He
seleccionado unos fragmentos de un artículo de Vargas Llosa (El hombre sin cualidades, El País
23.6.13), donde valora la película de Margarethe von Trotta, Hannah Arendt. En este
fragmento, Vargas Llosa concreta de forma muy clara el concepto “banalidad del
mal”, de Hannah Arendt.
El
espíritu romántico, congénito a Occidente, nunca se ha liberado del prejuicio
de ver la fuente de la crueldad humana en personajes diabólicos y de grandeza
terrorífica, movidos por el ideal degenerado de hacer sufrir a los demás y
sembrar su entorno de devastación y de lágrimas. Nada de esto asoma siquiera en
la personalidad de ese mediocre pobre diablo, fracasado en todo lo que
emprende, inculto y tonto, que encuentra de pronto, dentro de la burocracia del
nazismo, la oportunidad de ascender y disfrutar del poder. Es disciplinado más
por negligencia que convicciones, un instinto de supervivencia abole en él la
capacidad de pensar si hay en ello algún riesgo, y sabe obedecer y servir a su
jefe con docilidad perruna cuando hace falta, poniéndose una venda moral que le
permite ignorar las consecuencias de los actos que perpetra cada día (como
despachar trenes cargados de hombres, mujeres, niños y ancianos de todas las
ciudades europeas a los campos de trabajos forzados y las cámaras de gas). Con
énfasis aseguró Eichmann en el juicio que nunca había matado a un judío con sus
manos y seguramente no mintió.
Cualquiera
que haya padecido una dictadura, incluso la más blanda, ha comprobado que el
sostén más sólido de esos regímenes que anulan la libertad, la crítica, la
información sin orejeras y hacen escarnio de los derechos humanos y la
soberanía individual, son esos individuos sin cualidades, burócratas de oficio
y de alma, que hacen mover las palancas de la corrupción y la violencia, de las
torturas y los atropellos, de los robos y las desapariciones, mirando sin
mirar, oyendo sin oír, actuando sin pensar, convertidos en autómatas vivientes
que, de este modo, como le ocurrió a Adolf Eichmann, llegan a escalar las más
altas posiciones. Invisibles, eficaces, desde esos escondites que son sus
oficinas, esas mediocridades sin cara y sin nombre que pululan en todos los
rodajes de una dictadura, son los responsables siempre de los peores
sufrimientos y horrores que aquella produce, los agentes de ese mal que, a
menudo, en vez de adornarse de la satánica munificencia de un Belcebú se oculta
bajo la nimiedad de un oscuro funcionario.
Kafka
ya lo identificó en esos invisibles personajes que juzgan y ejecutan a
inocentes como K. por crímenes fantásticos e inexistentes, pero el gran mérito
de Hannah Arendt es haber sacado de la literatura a ese hipócrita y darle el
protagonismo que merece como secuaz indispensable de los verdugos y haberlo
tipificado como el agente predilecto del mal en el universo totalitario.
Eichmann
“no era ni un Yago ni un Macbeth”, dice Hannah Arendt, ni tampoco un estúpido.

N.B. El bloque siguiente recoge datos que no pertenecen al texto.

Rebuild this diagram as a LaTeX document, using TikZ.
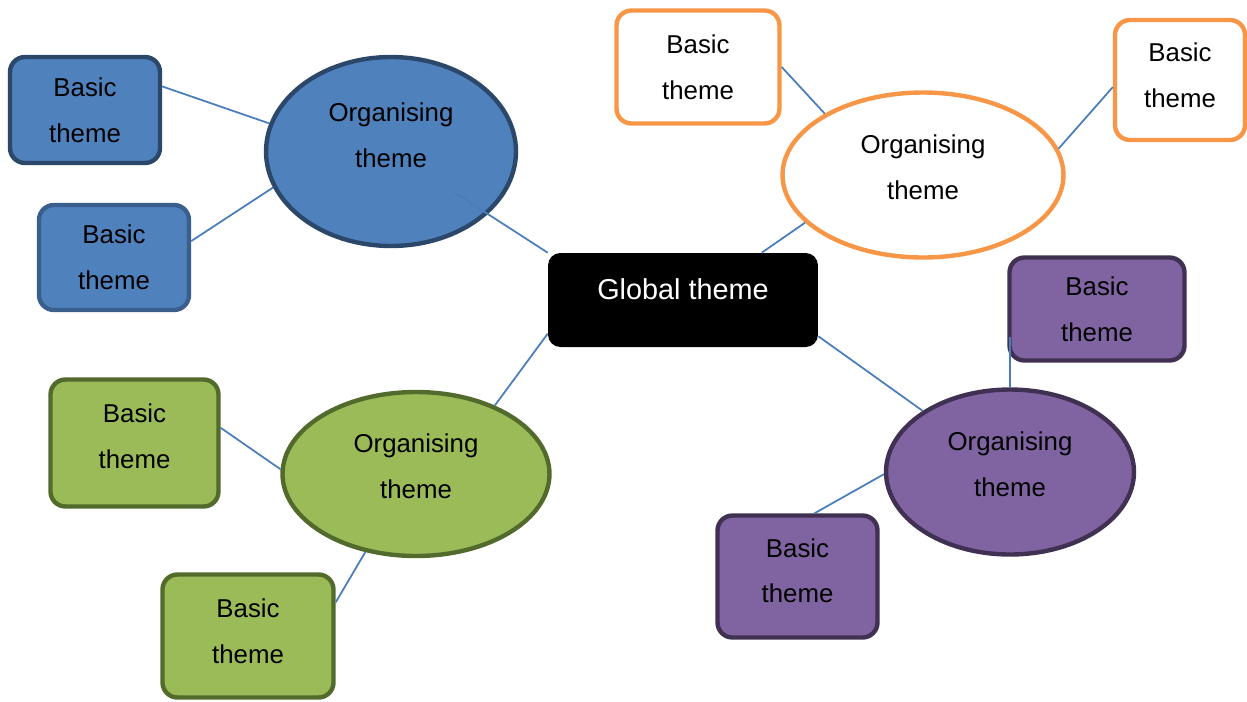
\documentclass[tikz,border=0pt]{standalone}
\usepackage{fontspec}
\setmainfont{Liberation Sans}
\usepackage{xcolor}
\usepackage{tikz}
\usetikzlibrary{shapes.geometric}

\definecolor{blueFill}{HTML}{4F81BD}
\definecolor{blueLineA}{HTML}{2B4769}
\definecolor{blueLineB}{HTML}{3A5F8C}
\definecolor{orangeLine}{HTML}{F79646}
\definecolor{greenFill}{HTML}{9BBB59}
\definecolor{greenLine}{HTML}{526A2B}
\definecolor{purpleFill}{HTML}{8064A2}
\definecolor{purpleLine}{HTML}{403152}
\definecolor{linkBlue}{HTML}{4A7EBB}

\begin{document}
\begin{tikzpicture}[x=0.02cm, y=-0.02cm]
    \tikzset{Basic/.style 2 args={rectangle, rounded corners=8.5pt, fill=#1, draw=#2, line width=2.5pt, align=center, font=\fontsize{14.7pt}{26pt}\selectfont},
             Organising/.style 2 args={ellipse, fill=#1, draw=#2, line width=2.5pt, align=center, text depth=9pt, font=\fontsize{14.7pt}{26pt}\selectfont},
             Global/.style={rectangle, rounded corners=7pt, fill=black, text=white, text depth=12.5pt, font=\fontsize{16.4pt}{20pt}\selectfont},
             Link/.style={draw=linkBlue, line width=1pt}};
    \useasboundingbox (0,0) rectangle (1247,701);
    \node[Global, minimum width=5.4cm, minimum height=1.88cm] (gt) at (683,300) {Global theme};
    % blue
    \node[Organising={blueFill}{blueLineA}, minimum width=5cm, minimum height=3.78cm, text depth=19pt] (orgbl) at (391,151.5) {Organising\\theme};
    \node[Basic={blueFill}{blueLineA}, minimum width=3cm, minimum height=2.12cm] (basbl1) at (85,110) {Basic\\theme};
    \node[Basic={blueFill}{blueLineB}, minimum width=3cm, minimum height=2.1cm] (basbl2) at (114,257.5) {Basic\\theme};
    % orange
    \node[Organising={white}{orangeLine}, minimum width=5.62cm, minimum height=3.3cm] (orgor) at (923,175) {Organising\\theme};
    \node[Basic={white}{orangeLine}, minimum width=3.26cm, minimum height=2.26cm] (basor1) at (698,67) {Basic\\theme};
    \node[Basic={white}{orangeLine}, minimum width=2.6cm, minimum height=2.4cm, text depth=5.7pt] (basor2) at (1180,80) {Basic\\theme};
    % green
    \node[Organising={greenFill}{greenLine}, minimum width=5.34cm, minimum height=3.28cm] (orggr) at (416,474) {Organising\\theme};
    \node[Basic={greenFill}{greenLine}, minimum width=3.36cm, minimum height=2.54cm, text depth=8pt] (basgr1) at (134.5,443) {Basic\\theme};
    \node[Basic={greenFill}{greenLine}, minimum width=3.42cm, minimum height=2.46cm, text depth=5.7pt] (basgr2) at (248,636) {Basic\\theme};
    % purple
    \node[Organising={purpleFill}{purpleLine}, minimum width=4.96cm, minimum height=3.3cm] (orgpu) at (1010,472) {Organising\\theme};
    \node[Basic={purpleFill}{purpleLine}, minimum width=3.5cm, minimum height=2.06cm] (baspu1) at (1097,309) {Basic\\theme};
    \node[Basic={purpleFill}{purpleLine}, minimum width=3.2cm, minimum height=2.44cm, text depth=6.8pt] (baspu2) at (797.5,576.5) {Basic\\theme};

    \draw[Link, shorten >=-0.8cm] (gt.north west) -- (orgbl);
    \draw[Link] (basbl1.17) -- (orgbl.167);
    \draw[Link] (basbl2.12) -- (orgbl.197);
    \draw[Link] (gt.31) -- (orgor.202);
    \draw[Link] (basor1.east) -- (orgor.148);
    \draw[Link] (orgor.11) -- (basor2.186);
    \draw[Link] (gt.194) -- (orggr.41);
    \draw[Link] (basgr1.10) -- (orggr.178);
    \draw[Link] (basgr2.21) -- (orggr.237);
    \draw[Link] (gt.345) -- (orgpu.145);
    \draw[Link, shorten >=-0.51cm] (orgpu.north) -- (orgpu.north |- baspu1.south);
    \draw[Link] (orgpu.181) -- (baspu2.75);
\end{tikzpicture}
\end{document}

“Fue la pura ausencia de pensar —lo que no es poca cosa— lo que le permitió
convertirse en uno de los más grandes criminales de su época. Esto es ‘banal’ y
hasta cómico, pues, ni con la mejor voluntad del mundo se consiguió descubrir
en Eichmann la menor hondura diabólica o demoníaca”. Lo terrible de Eichmann es
que no era un hombre excepcional, sino uno común y corriente. Lo que significa
que todo hombre común y corriente, en ciertas circunstancias (una dictadura
hitleriana, por ejemplo), puede convertirse en un Eichmann.
Algo
de esto había dicho años antes Georges Bataille, comentando el prontuario
criminal del valeroso compañero de batalla de Juana de Arco al que se le
descubrió más tarde que asesinaba niños en serie porque era un pervertido
sexual: que, nos guste o no, en el fondo de todos nosotros, no sólo los
“malos”, también los “buenos”, se esconde un pequeño Gilles de Rais.